### Excerpted records
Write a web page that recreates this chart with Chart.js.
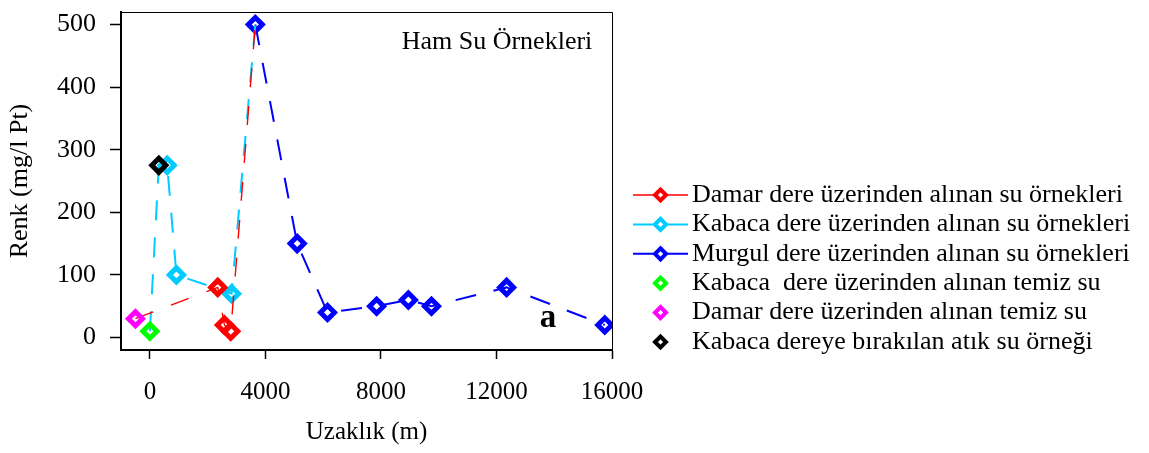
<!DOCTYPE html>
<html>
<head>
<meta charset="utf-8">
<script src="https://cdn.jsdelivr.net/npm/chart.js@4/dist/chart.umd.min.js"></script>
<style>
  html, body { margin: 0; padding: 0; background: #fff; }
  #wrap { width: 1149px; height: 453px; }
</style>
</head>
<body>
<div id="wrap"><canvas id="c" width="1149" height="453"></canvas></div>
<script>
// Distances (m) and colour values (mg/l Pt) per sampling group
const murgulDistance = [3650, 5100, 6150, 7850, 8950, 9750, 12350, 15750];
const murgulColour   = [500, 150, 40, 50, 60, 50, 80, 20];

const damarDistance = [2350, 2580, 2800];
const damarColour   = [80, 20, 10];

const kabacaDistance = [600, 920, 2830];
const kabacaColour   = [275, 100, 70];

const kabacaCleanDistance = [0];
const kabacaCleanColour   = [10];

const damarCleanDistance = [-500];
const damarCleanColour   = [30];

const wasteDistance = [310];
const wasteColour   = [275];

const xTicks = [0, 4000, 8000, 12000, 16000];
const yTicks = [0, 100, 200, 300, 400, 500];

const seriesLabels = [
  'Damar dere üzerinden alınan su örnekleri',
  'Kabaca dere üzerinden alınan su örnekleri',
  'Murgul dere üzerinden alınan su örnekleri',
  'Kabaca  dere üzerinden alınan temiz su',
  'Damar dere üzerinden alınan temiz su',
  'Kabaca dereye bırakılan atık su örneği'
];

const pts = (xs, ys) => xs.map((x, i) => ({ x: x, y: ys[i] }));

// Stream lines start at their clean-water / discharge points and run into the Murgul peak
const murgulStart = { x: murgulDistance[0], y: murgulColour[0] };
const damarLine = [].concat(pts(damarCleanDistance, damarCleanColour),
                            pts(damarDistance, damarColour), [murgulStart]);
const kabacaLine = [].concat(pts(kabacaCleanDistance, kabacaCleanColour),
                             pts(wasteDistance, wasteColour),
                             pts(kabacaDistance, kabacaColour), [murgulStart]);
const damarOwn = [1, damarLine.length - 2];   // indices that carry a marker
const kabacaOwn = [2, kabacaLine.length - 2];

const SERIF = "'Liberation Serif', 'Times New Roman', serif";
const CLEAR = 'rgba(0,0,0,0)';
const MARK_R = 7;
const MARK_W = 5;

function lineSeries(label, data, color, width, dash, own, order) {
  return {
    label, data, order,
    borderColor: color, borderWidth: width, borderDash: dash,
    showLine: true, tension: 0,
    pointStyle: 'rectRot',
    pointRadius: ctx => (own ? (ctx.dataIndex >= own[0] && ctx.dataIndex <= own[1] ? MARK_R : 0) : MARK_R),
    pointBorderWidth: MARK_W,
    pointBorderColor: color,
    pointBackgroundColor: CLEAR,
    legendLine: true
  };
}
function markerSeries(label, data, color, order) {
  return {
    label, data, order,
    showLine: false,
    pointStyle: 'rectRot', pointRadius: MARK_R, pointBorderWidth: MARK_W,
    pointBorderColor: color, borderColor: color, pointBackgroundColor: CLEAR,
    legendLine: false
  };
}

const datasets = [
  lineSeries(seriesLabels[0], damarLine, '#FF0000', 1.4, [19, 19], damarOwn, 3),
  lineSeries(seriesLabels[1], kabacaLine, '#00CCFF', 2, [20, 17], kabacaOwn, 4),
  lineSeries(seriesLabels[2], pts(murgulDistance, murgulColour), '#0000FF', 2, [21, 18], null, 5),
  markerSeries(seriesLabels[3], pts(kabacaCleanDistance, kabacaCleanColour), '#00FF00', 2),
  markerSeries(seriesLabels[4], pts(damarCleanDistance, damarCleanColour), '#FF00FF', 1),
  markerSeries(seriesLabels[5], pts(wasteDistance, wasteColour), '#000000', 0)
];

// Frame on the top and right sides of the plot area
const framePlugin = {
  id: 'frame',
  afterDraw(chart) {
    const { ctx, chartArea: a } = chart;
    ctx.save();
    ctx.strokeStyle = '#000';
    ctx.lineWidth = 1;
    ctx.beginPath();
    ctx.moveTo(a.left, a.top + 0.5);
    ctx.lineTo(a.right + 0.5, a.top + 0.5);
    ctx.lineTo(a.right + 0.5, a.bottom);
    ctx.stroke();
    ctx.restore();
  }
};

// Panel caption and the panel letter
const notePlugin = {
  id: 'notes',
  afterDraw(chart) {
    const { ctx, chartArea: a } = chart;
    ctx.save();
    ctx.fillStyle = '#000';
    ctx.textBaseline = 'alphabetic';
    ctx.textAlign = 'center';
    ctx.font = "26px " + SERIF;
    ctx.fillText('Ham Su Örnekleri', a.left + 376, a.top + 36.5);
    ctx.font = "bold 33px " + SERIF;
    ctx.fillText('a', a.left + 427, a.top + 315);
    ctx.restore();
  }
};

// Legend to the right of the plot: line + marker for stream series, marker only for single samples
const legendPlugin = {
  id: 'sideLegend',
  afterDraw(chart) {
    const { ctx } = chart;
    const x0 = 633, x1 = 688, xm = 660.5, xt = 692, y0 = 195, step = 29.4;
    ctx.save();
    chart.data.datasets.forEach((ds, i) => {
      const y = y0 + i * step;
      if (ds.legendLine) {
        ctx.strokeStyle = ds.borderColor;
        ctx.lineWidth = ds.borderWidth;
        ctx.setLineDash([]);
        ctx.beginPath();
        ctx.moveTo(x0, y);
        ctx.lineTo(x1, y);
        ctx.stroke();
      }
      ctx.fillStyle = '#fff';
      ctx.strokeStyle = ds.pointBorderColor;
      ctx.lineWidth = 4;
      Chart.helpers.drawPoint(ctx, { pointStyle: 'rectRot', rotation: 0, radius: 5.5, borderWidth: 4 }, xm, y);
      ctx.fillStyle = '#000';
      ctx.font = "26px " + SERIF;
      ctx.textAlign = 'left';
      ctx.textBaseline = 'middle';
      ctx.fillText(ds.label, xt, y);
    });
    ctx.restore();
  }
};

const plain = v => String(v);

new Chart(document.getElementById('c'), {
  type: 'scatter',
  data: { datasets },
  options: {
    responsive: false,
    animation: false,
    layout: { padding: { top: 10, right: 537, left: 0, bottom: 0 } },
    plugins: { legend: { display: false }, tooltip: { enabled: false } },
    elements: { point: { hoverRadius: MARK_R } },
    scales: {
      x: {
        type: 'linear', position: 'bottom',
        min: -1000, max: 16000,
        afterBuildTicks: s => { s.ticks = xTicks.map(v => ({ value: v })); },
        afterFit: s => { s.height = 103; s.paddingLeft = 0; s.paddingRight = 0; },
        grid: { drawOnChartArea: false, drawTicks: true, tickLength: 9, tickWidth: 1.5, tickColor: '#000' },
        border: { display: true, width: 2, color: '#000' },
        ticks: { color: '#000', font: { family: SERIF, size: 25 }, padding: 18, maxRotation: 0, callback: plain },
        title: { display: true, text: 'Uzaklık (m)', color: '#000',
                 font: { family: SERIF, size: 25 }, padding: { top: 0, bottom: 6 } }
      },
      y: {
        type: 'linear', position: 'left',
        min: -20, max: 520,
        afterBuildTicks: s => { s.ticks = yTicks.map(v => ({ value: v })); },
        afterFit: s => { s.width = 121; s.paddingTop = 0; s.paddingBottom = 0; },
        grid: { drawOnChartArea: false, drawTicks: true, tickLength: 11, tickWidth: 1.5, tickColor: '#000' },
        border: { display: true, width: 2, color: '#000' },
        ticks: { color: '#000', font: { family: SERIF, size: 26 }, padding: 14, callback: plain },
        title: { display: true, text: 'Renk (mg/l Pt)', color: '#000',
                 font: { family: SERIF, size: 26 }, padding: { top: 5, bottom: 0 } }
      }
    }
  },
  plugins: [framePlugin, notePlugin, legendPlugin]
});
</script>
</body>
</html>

--

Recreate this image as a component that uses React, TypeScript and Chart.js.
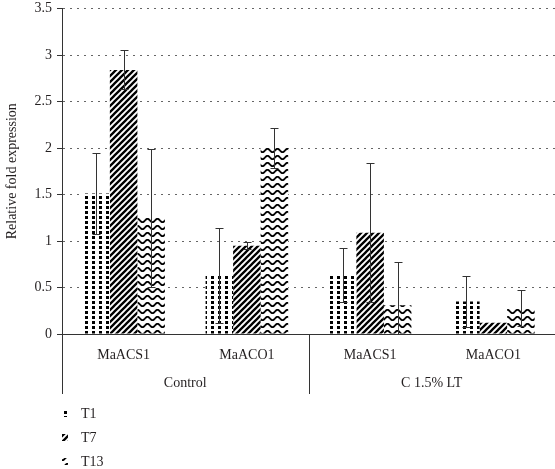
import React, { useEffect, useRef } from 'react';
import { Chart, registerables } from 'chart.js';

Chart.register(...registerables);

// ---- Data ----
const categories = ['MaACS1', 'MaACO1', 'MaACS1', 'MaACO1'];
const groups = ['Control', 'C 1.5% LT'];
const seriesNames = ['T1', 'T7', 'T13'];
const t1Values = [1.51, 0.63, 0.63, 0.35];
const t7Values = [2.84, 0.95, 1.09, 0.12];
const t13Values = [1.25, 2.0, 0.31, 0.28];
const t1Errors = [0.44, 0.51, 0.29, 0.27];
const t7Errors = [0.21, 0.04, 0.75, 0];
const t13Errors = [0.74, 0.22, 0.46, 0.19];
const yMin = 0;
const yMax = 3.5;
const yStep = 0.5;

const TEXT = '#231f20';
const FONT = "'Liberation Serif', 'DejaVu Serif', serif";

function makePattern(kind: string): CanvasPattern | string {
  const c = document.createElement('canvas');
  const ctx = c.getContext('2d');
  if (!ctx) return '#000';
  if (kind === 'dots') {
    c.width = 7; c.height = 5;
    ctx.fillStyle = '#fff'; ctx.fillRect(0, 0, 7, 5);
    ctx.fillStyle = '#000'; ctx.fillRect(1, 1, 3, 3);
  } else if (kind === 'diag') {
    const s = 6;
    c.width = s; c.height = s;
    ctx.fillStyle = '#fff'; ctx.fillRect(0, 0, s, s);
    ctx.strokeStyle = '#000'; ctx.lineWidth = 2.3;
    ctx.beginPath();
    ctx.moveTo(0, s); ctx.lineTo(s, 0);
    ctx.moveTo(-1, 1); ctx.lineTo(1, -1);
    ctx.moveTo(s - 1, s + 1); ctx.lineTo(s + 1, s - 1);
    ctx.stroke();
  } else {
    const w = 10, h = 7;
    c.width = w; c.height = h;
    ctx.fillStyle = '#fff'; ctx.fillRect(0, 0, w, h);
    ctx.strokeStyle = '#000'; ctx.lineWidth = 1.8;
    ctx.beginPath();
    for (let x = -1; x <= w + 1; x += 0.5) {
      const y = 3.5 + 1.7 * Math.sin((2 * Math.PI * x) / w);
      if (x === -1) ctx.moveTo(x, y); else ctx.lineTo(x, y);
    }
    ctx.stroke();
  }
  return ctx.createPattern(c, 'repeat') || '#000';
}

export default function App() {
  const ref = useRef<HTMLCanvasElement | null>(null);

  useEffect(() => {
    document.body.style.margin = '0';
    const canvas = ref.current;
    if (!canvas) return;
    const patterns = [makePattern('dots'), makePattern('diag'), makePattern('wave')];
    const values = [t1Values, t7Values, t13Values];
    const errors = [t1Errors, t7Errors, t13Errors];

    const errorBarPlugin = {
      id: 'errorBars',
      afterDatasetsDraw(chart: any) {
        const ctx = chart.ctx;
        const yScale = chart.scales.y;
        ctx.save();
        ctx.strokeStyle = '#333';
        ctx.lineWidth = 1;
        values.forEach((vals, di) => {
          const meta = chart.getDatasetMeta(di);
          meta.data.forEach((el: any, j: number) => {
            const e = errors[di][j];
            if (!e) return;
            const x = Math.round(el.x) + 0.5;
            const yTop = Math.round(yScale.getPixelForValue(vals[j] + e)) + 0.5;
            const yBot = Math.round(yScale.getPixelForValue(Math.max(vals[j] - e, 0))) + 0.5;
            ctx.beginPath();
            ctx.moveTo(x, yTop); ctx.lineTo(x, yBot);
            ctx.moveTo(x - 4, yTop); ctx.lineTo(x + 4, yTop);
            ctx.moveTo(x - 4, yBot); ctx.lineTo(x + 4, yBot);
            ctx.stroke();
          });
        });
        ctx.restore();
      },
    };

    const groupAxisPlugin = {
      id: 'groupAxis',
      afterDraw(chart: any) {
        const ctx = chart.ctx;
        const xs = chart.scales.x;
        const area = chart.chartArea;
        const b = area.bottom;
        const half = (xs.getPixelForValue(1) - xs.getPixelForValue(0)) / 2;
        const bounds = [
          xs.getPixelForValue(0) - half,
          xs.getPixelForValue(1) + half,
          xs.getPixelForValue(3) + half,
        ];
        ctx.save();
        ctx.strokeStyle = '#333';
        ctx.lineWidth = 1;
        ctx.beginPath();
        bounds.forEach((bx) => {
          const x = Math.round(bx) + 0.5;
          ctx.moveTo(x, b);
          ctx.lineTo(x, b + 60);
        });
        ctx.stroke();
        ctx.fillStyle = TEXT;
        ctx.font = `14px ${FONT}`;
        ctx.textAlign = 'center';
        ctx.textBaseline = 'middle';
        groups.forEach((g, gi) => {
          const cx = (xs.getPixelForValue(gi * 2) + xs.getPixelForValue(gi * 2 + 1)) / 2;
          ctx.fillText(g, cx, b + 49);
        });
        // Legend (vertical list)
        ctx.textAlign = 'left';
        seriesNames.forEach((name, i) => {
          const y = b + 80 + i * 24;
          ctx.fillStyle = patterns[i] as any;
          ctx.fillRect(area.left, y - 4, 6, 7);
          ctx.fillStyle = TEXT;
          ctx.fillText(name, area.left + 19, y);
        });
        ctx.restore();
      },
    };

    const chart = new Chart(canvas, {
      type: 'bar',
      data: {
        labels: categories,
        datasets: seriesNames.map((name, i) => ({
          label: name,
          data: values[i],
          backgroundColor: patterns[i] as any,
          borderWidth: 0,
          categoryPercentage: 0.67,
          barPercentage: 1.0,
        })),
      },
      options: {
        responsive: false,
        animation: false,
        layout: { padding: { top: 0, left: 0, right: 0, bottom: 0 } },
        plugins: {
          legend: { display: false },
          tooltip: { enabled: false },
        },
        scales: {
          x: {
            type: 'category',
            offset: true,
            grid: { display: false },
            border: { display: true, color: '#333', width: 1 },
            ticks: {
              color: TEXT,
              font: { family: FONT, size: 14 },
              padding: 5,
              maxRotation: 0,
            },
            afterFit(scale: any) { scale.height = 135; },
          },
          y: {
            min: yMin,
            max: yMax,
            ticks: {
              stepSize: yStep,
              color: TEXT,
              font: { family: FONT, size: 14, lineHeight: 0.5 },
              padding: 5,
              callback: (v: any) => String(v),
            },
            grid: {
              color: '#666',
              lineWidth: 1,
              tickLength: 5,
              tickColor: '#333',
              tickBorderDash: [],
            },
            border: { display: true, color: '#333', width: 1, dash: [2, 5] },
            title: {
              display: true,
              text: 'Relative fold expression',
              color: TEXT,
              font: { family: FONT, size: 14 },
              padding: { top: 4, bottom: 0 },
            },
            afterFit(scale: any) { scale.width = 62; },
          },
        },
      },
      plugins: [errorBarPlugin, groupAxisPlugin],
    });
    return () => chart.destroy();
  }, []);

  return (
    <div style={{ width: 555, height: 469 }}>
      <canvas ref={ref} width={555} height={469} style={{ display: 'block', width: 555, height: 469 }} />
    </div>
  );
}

### Exercise goal
Pick out the part that begins with the line containing "Write a web" and finishes with the line containing "const pts = (xs, ys)", both included. Restate it exactly, without images.

### Right answer
Write a web page that recreates this chart with Chart.js.
<!DOCTYPE html>
<html>
<head>
<meta charset="utf-8">
<script src="https://cdn.jsdelivr.net/npm/chart.js@4/dist/chart.umd.min.js"></script>
<style>
  html, body { margin: 0; padding: 0; background: #fff; }
  #wrap { width: 1149px; height: 453px; }
</style>
</head>
<body>
<div id="wrap"><canvas id="c" width="1149" height="453"></canvas></div>
<script>
// Distances (m) and colour values (mg/l Pt) per sampling group
const murgulDistance = [3650, 5100, 6150, 7850, 8950, 9750, 12350, 15750];
const murgulColour   = [500, 150, 40, 50, 60, 50, 80, 20];

const damarDistance = [2350, 2580, 2800];
const damarColour   = [80, 20, 10];

const kabacaDistance = [600, 920, 2830];
const kabacaColour   = [275, 100, 70];

const kabacaCleanDistance = [0];
const kabacaCleanColour   = [10];

const damarCleanDistance = [-500];
const damarCleanColour   = [30];

const wasteDistance = [310];
const wasteColour   = [275];

const xTicks = [0, 4000, 8000, 12000, 16000];
const yTicks = [0, 100, 200, 300, 400, 500];

const seriesLabels = [
  'Damar dere üzerinden alınan su örnekleri',
  'Kabaca dere üzerinden alınan su örnekleri',
  'Murgul dere üzerinden alınan su örnekleri',
  'Kabaca  dere üzerinden alınan temiz su',
  'Damar dere üzerinden alınan temiz su',
  'Kabaca dereye bırakılan atık su örneği'
];

const pts = (xs, ys) => xs.map((x, i) => ({ x: x, y: ys[i] }));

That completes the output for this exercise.